In an emailed statement, the airline said passengers “were offloaded without incident” after the bird strike.
“The aircraft involved in the bird strike has been inspected and is undergoing repairs. It is expected to return to service this evening,” the email from Swoop said, adding that they’re working to accommodate 176 affected travellers.
“Safety is our number one priority and will always be at the forefront of our decision making. We apologize for the inconvenience to our impacted travellers.”
The discount airline’s website initially showed the flight had been moved to a 10 a.m. departure, but was later updated to suggest it wouldn’t leave until 8 p.m.
“This is a significant strike,” said Parm Sidhu the Abbotsford International airport general manager, “we’ll look at everything.”
Sidhu said the airport does have wildlife and bird plans in place such as sound mechanisms, “just like every airport is regulated to do.”
In August, there were seven reported bird strikes at the Abbotsford airport, although none had any documented effects on airport operations.
“This is the first time that I recall that we actually had an aircraft turn around and land due to wildlife issue,” said Sidhu. First responders attended the scene, fortunately no one was injured.
“Any time there’s an incident public safety is first. We will work with our partners and review the processes.”
Witness reorts suggest loud “booms” could be heard from the ground below at the time of the incident. Some suggested they’d seen smoke or fire.
Passengers speaking to CTV News in Abbotsford described the moments of panic on board.
“We hit bumps – it felt like speed bumps,” Bruce Mason said.
“The lights would come off and on. Over at the window seat, they start yelling, ‘Fire! Fire!'”
Fadhl Abu-Ghanem, who was able to see out the window, said he saw flames coming out of the engine and felt the heat.
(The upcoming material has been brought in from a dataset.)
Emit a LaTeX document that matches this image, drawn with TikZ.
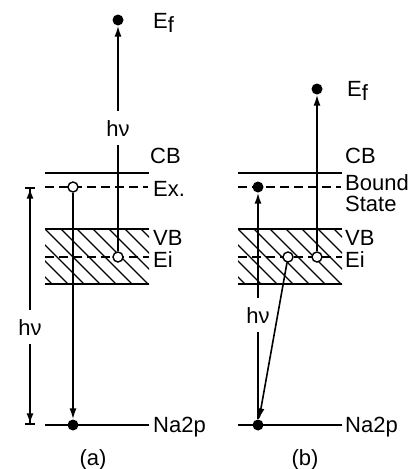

“A flight attendant comes and I said, ‘The right engine’s on fire!’… I started texting my mom saying, ‘Something’s wrong with the airplane. I love you.'”
A Facebook post from a woman who said she was also on the plane at the time said passengers were told “one of the engines sucked up some geese.”
She said they smelled smoke in the cabin, and were told the 737 was turning around because it was down to one engine.